La sortie remarquée de son nouvel album, Ricochet, composé d’anciens titres ou d’anciennes versions de titres connus jamais publiés, est l’occasion pour BENZINE de rencontrer Elliott Muphy, l’un des derniers « Broken Poets » détenteur d’une vision classique et romantique du Blues et du Rock’n’Roll…
Benzine : Elliott, vous avez désormais vécu hors des États-Unis une bonne partie de votre vie, mais il est clair que vos racines américaines sont plus importantes que jamais pour vous. Quelle est votre opinion, en tant « qu’expatrié », sur la situation actuelle aux Etats-Unis ?
Elliott Murphy : Je vis à Paris depuis plus de 30 ans maintenant et je rentre généralement en Amérique plusieurs fois par an. Vous devez vous rappeler que je suis non seulement un expatrié, mais aussi un expatrié new-yorkais et, comme vous pouvez le deviner, cela colore considérablement mon point de vue sur la situation actuelle. Je n’ai pas quitté les États-Unis pour des raisons politiques, mais plutôt parce que ma carrière m’a fait traverser l’Atlantique. J’étais un grand fan d’Obama et de nombreux aspects de Bill Clinton également. J’ai aussi admiré beaucoup de choses à propos de la première présidence de George Bush. Je ne suis donc pas du genre à être toujours d’un côté et critiquer systématiquement l’autre. Mais il me semble que la situation politique actuelle en Amérique met réellement à l’épreuve les fondements mêmes de la démocratie, où nous sommes supposés avoir trois branches égales du gouvernement – le Président, le Congrès et le pouvoir judiciaire – et qui sont supposées se contrôler mutuellement. Ce précieux exercice d’équilibre semble être compromis en ce moment. Il existe de nombreuses différences culturelles évidentes entre les États-Unis et l’Europe, mais le coût de l’enseignement supérieur constitue un fossé majeur. En France, aller dans une université publique est fondamentalement gratuit, mais aux États-Unis, l’enseignement supérieur est extrêmement coûteux. Une grande partie de la population n’est donc pas éduquée et tire toute ses informations de la télévision, ce qui peut être très préjudiciable. Donald Trump a dit qu’il « aime les gens peu instruits » et vous pouvez comprendre pourquoi : ils l’ont élu président…

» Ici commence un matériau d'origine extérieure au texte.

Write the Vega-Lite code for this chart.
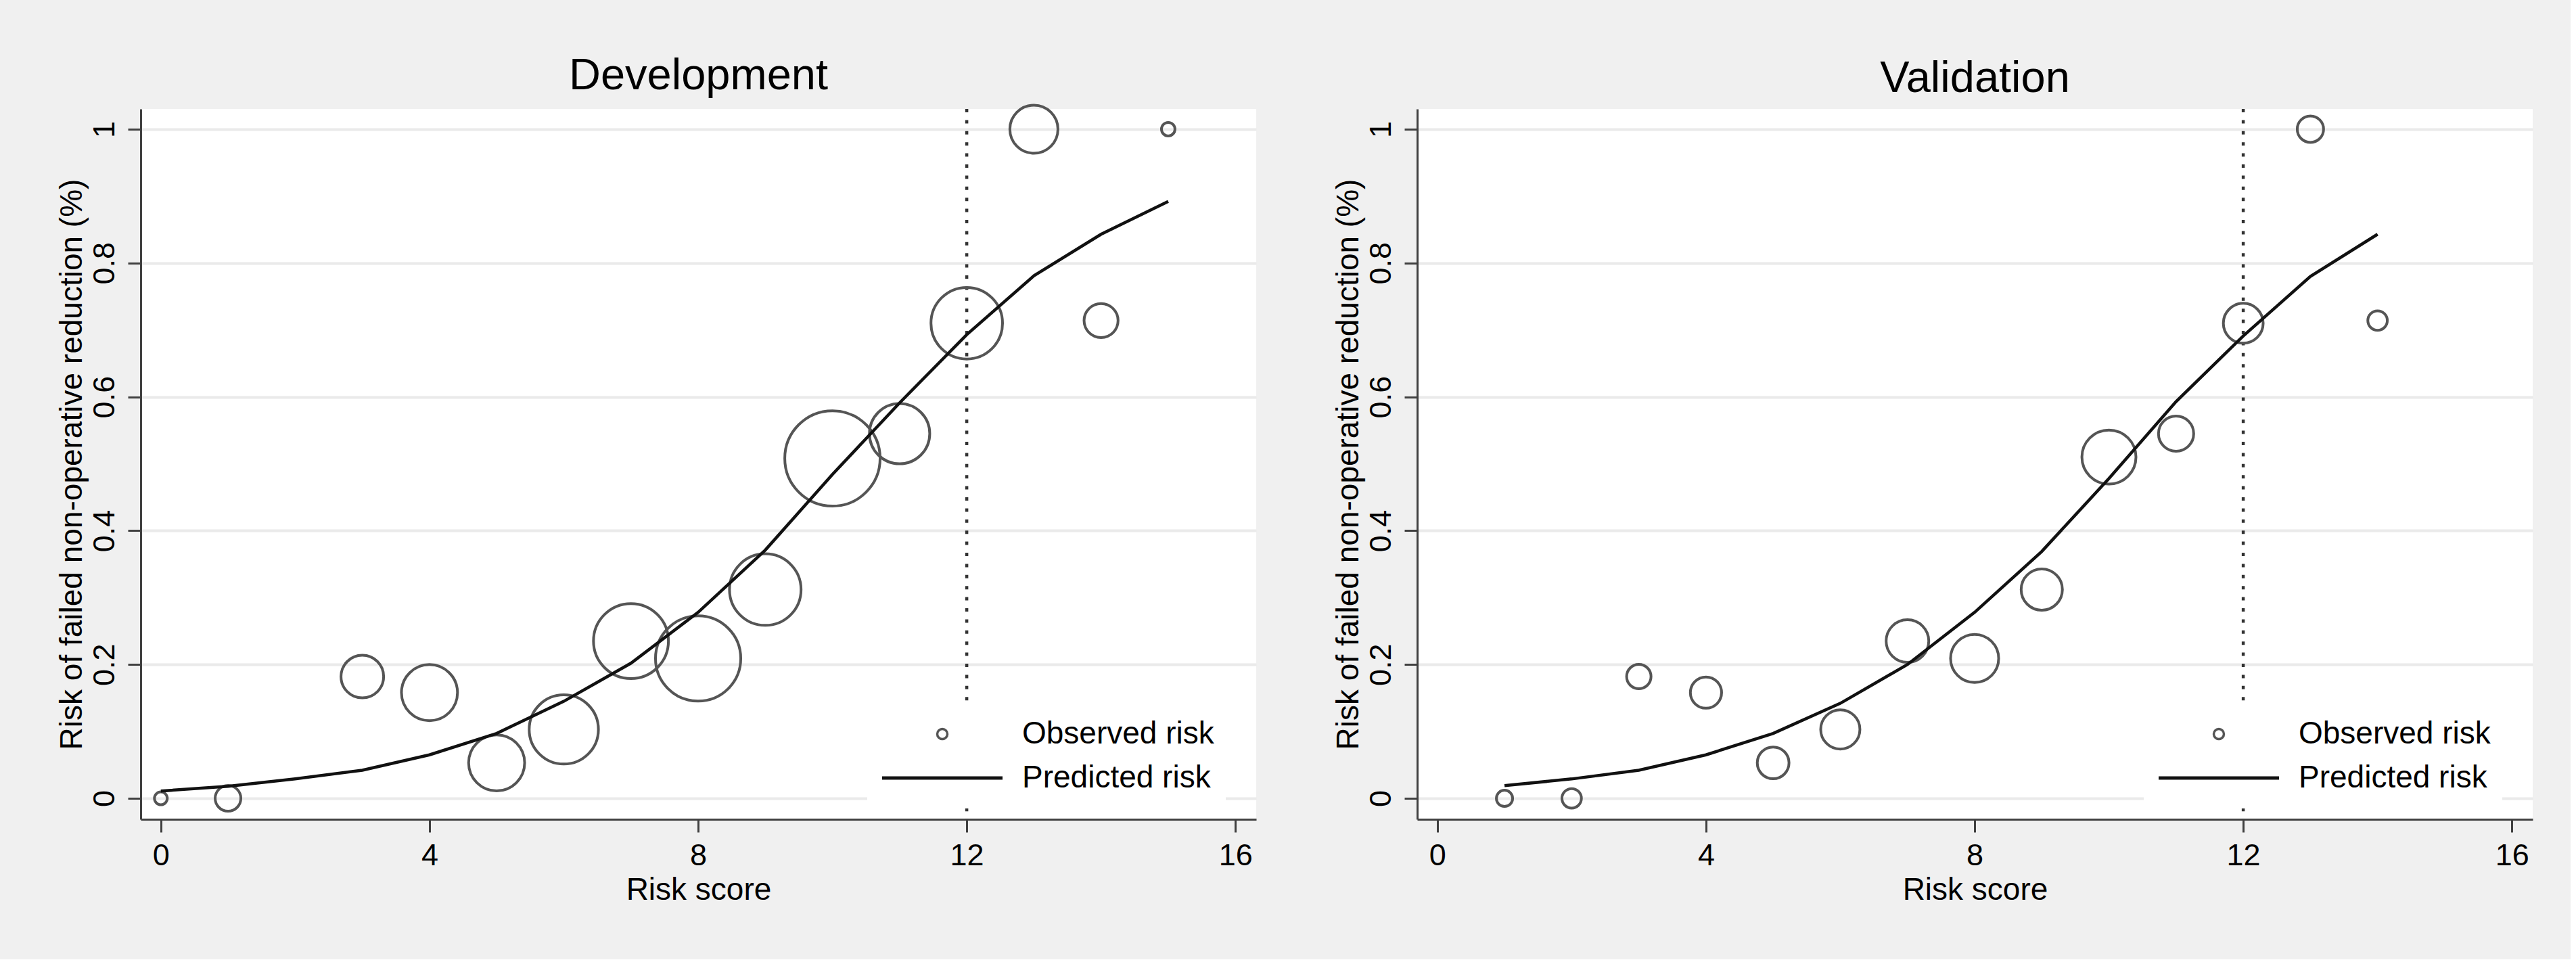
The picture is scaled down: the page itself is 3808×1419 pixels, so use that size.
{
  "$schema": "https://vega.github.io/schema/vega-lite/v6.json",
  "background": "#f0f0f0",
  "padding": {"left": 82, "top": 79, "right": 56, "bottom": 80},
  "datasets": {
    "dev_obs": [
      {"score": 0, "risk": 0.0, "n": 1},
      {"score": 1, "risk": 0.0, "n": 4},
      {"score": 3, "risk": 0.182, "n": 11},
      {"score": 4, "risk": 0.158, "n": 19},
      {"score": 5, "risk": 0.053, "n": 19},
      {"score": 6, "risk": 0.103, "n": 29},
      {"score": 7, "risk": 0.235, "n": 34},
      {"score": 8, "risk": 0.209, "n": 44},
      {"score": 9, "risk": 0.312, "n": 31},
      {"score": 10, "risk": 0.508, "n": 55},
      {"score": 11, "risk": 0.545, "n": 22},
      {"score": 12, "risk": 0.71, "n": 31},
      {"score": 13, "risk": 1.0, "n": 14},
      {"score": 14, "risk": 0.714, "n": 7},
      {"score": 15, "risk": 1.0, "n": 1.1}
    ],
    "dev_pred": [
      {"score": 0, "risk": 0.011},
      {"score": 1, "risk": 0.018},
      {"score": 2, "risk": 0.029},
      {"score": 3, "risk": 0.042},
      {"score": 4, "risk": 0.065},
      {"score": 5, "risk": 0.097},
      {"score": 6, "risk": 0.145},
      {"score": 7, "risk": 0.202},
      {"score": 8, "risk": 0.278},
      {"score": 9, "risk": 0.371},
      {"score": 10, "risk": 0.484},
      {"score": 11, "risk": 0.591},
      {"score": 12, "risk": 0.693},
      {"score": 13, "risk": 0.781},
      {"score": 14, "risk": 0.843},
      {"score": 15, "risk": 0.892}
    ],
    "val_obs": [
      {"score": 1, "risk": 0.0, "n": 1.6},
      {"score": 2, "risk": 0.0, "n": 2.3},
      {"score": 3, "risk": 0.182, "n": 3.6},
      {"score": 4, "risk": 0.158, "n": 5.9},
      {"score": 5, "risk": 0.053, "n": 6.1},
      {"score": 6, "risk": 0.103, "n": 9.3},
      {"score": 7, "risk": 0.235, "n": 11},
      {"score": 8, "risk": 0.209, "n": 14},
      {"score": 9, "risk": 0.312, "n": 10.3},
      {"score": 10, "risk": 0.51, "n": 17.7},
      {"score": 11, "risk": 0.545, "n": 7.5},
      {"score": 12, "risk": 0.71, "n": 9.6},
      {"score": 13, "risk": 1.0, "n": 4.2},
      {"score": 14, "risk": 0.714, "n": 2.3}
    ],
    "val_pred": [
      {"score": 1, "risk": 0.019},
      {"score": 2, "risk": 0.029},
      {"score": 3, "risk": 0.042},
      {"score": 4, "risk": 0.065},
      {"score": 5, "risk": 0.097},
      {"score": 6, "risk": 0.142},
      {"score": 7, "risk": 0.2},
      {"score": 8, "risk": 0.278},
      {"score": 9, "risk": 0.369},
      {"score": 10, "risk": 0.478},
      {"score": 11, "risk": 0.593},
      {"score": 12, "risk": 0.691},
      {"score": 13, "risk": 0.78},
      {"score": 14, "risk": 0.843}
    ],
    "cut": [{"score": 12}]
  },
  "hconcat": [
    {
      "title": {"text": "Development", "offset": 1.5},
      "width": 1649,
      "height": 1050,
      "layer": [
        {
          "data": {"name": "cut"},
          "mark": {"type": "rule", "color": "#333333", "strokeWidth": 4.5, "strokeDash": [5, 11.4]},
          "encoding": {
            "x": {"field": "score", "type": "quantitative", "scale": {"domain": [-0.3, 16.31], "nice": false, "zero": false}}
          }
        },
        {
          "data": {"name": "dev_obs"},
          "mark": {"type": "point", "filled": false, "stroke": "#555555", "strokeWidth": 4, "opacity": 1},
          "encoding": {
            "x": {"field": "score", "type": "quantitative", "scale": {"domain": [-0.3, 16.31], "nice": false, "zero": false},
              "axis": {"values": [0, 4, 8, 12, 16], "format": "~g", "grid": false, "labelPadding": 12, "titlePadding": 6, "title": "Risk score"}},
            "y": {"field": "risk", "type": "quantitative", "scale": {"domain": [-0.0313, 1.0303], "nice": false, "zero": false},
              "axis": {"values": [0, 0.2, 0.4, 0.6, 0.8, 1], "format": "~g", "grid": true, "labelAngle": 270, "labelAlign": "center", "labelBaseline": "alphabetic", "labelPadding": 21, "titlePadding": 2, "title": "Risk of failed non-operative reduction (%)"}},
            "size": {"field": "n", "type": "quantitative", "scale": {"type": "linear", "domain": [0, 100], "range": [0, 36100]}, "legend": null},
            "shape": {"datum": "Observed risk", "type": "nominal",
              "scale": {"domain": ["Observed risk"], "range": ["circle"]},
              "legend": {"title": null, "orient": "none", "legendX": 1076, "legendY": 879, "fillColor": "white", "padding": 22,
                "labelFontSize": 46, "labelColor": "black", "labelLimit": 600,
                "symbolSize": 225, "symbolStrokeWidth": 3.5, "symbolStrokeColor": "#555555", "symbolFillColor": "transparent",
                "symbolOffset": 64, "labelOffset": 95}}
          }
        },
        {
          "data": {"name": "dev_pred"},
          "mark": {"type": "line", "strokeWidth": 4.5},
          "encoding": {
            "x": {"field": "score", "type": "quantitative"},
            "y": {"field": "risk", "type": "quantitative"},
            "color": {"datum": "Predicted risk", "type": "nominal",
              "scale": {"domain": ["Predicted risk"], "range": ["#111111"]},
              "legend": {"title": null, "orient": "none", "legendX": 1074, "legendY": 942, "fillColor": "white", "padding": 22,
                "labelFontSize": 46, "labelColor": "black", "labelLimit": 600,
                "symbolType": "M-4,0H4", "symbolSize": 1980, "symbolStrokeWidth": 5, "symbolStrokeColor": "#111111", "symbolFillColor": "transparent",
                "symbolOffset": 64, "labelOffset": 93}}
          }
        }
      ]
    },
    {
      "title": {"text": "Validation", "offset": 9},
      "width": 1649,
      "height": 1050,
      "layer": [
        {
          "data": {"name": "cut"},
          "mark": {"type": "rule", "color": "#333333", "strokeWidth": 4.5, "strokeDash": [5, 11.4]},
          "encoding": {
            "x": {"field": "score", "type": "quantitative", "scale": {"domain": [-0.3, 16.31], "nice": false, "zero": false}}
          }
        },
        {
          "data": {"name": "val_obs"},
          "mark": {"type": "point", "filled": false, "stroke": "#555555", "strokeWidth": 4, "opacity": 1},
          "encoding": {
            "x": {"field": "score", "type": "quantitative", "scale": {"domain": [-0.3, 16.31], "nice": false, "zero": false},
              "axis": {"values": [0, 4, 8, 12, 16], "format": "~g", "grid": false, "labelPadding": 12, "titlePadding": 6, "title": "Risk score"}},
            "y": {"field": "risk", "type": "quantitative", "scale": {"domain": [-0.0313, 1.0303], "nice": false, "zero": false},
              "axis": {"values": [0, 0.2, 0.4, 0.6, 0.8, 1], "format": "~g", "grid": true, "labelAngle": 270, "labelAlign": "center", "labelBaseline": "alphabetic", "labelPadding": 21, "titlePadding": 2, "title": "Risk of failed non-operative reduction (%)"}},
            "size": {"field": "n", "type": "quantitative", "scale": {"type": "linear", "domain": [0, 100], "range": [0, 36100]}, "legend": null},
            "shape": {"datum": "Observed risk", "type": "nominal",
              "scale": {"domain": ["Observed risk"], "range": ["circle"]},
              "legend": {"title": null, "orient": "none", "legendX": 1076, "legendY": 879, "fillColor": "white", "padding": 22,
                "labelFontSize": 46, "labelColor": "black", "labelLimit": 600,
                "symbolSize": 225, "symbolStrokeWidth": 3.5, "symbolStrokeColor": "#555555", "symbolFillColor": "transparent",
                "symbolOffset": 64, "labelOffset": 95}}
          }
        },
        {
          "data": {"name": "val_pred"},
          "mark": {"type": "line", "strokeWidth": 4.5},
          "encoding": {
            "x": {"field": "score", "type": "quantitative"},
            "y": {"field": "risk", "type": "quantitative"},
            "color": {"datum": "Predicted risk", "type": "nominal",
              "scale": {"domain": ["Predicted risk"], "range": ["#111111"]},
              "legend": {"title": null, "orient": "none", "legendX": 1074, "legendY": 942, "fillColor": "white", "padding": 22,
                "labelFontSize": 46, "labelColor": "black", "labelLimit": 600,
                "symbolType": "M-4,0H4", "symbolSize": 1980, "symbolStrokeWidth": 5, "symbolStrokeColor": "#111111", "symbolFillColor": "transparent",
                "symbolOffset": 64, "labelOffset": 93}}
          }
        }
      ]
    }
  ],
  "spacing": 112,
  "resolve": {
    "scale": {"shape": "independent", "size": "independent", "color": "independent"},
    "legend": {"shape": "independent", "color": "independent", "size": "independent"}
  },
  "config": {
    "font": "Liberation Sans",
    "view": {"fill": "white", "stroke": null},
    "axis": {
      "domainColor": "#404040", "domainWidth": 3,
      "tickColor": "#404040", "tickWidth": 3, "tickSize": 19,
      "labelFont": "Liberation Sans", "labelFontSize": 45, "labelColor": "black",
      "titleFont": "Liberation Sans", "titleFontSize": 46, "titleColor": "black", "titleFontWeight": "normal",
      "gridColor": "#eaeaea", "gridWidth": 4
    },
    "title": {"fontSize": 65, "fontWeight": "normal", "color": "black", "frame": "group", "font": "Liberation Sans"},
    "legend": {"labelFont": "Liberation Sans"}
  }
}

Benzine : L’évolution de la musique populaire a été assez spectaculaire au cours de la dernière décennie, et ce à un niveau véritablement global. Selon vous, quel est l’avenir des formes de musique que nous aimons, à savoir le blues, le rock’n’roll ?
EM : Si seulement je le savais ! Pour le moment, le seul rock pur qui semble exister est celui des artistes catalogués comme « classic rock », les Rolling Stones, Bruce Springsteen… et moi (rires) ! Mais des éléments du rock semblent avoir été absorbés par de nombreux autres types de musique, notamment la pop et le hip-hop. Le blues est en train de suivre le même chemin que le jazz, et je ne sais pas si la plupart des jeunes auditeurs savent même qui était Muddy Waters. Ma génération d’adolescents américains a vraiment appris le blues grâce aux groupes anglais des années 60, qui nous ont renvoyé cette musique avec leur propre style… Et bien sûr grâce à tous les grands guitaristes comme Eric Clapton, Jeff Beck ou Jimmy Page, qui ont influencé tous les meilleurs guitaristes depuis. Lou Reed est une icône et tout le monde connaît Walk on the Wild Side, mais son influence se fait-elle encore vraiment ressentir ? David Bowie a brillamment réussi à rapprocher différents styles musicaux issus de l’évolution technologique, mais qui poursuit ce travail aujourd’hui ? Le rock’n’roll a été rendu possible grâce à l’introduction de la guitare électrique et de tout ce qui a suivi. Et je dois dire que pendant l’âge d’or du rock à la fin des années soixante et au début des années soixante-dix, l’industrie de la musique suivait les artistes, mais maintenant, c’est l’inverse : le Business est toujours en train de regarder en arrière pour trouver la prochaine « Big Thing », parce qu’ils pensent que cela doit ressembler à la dernière « Big Thing » !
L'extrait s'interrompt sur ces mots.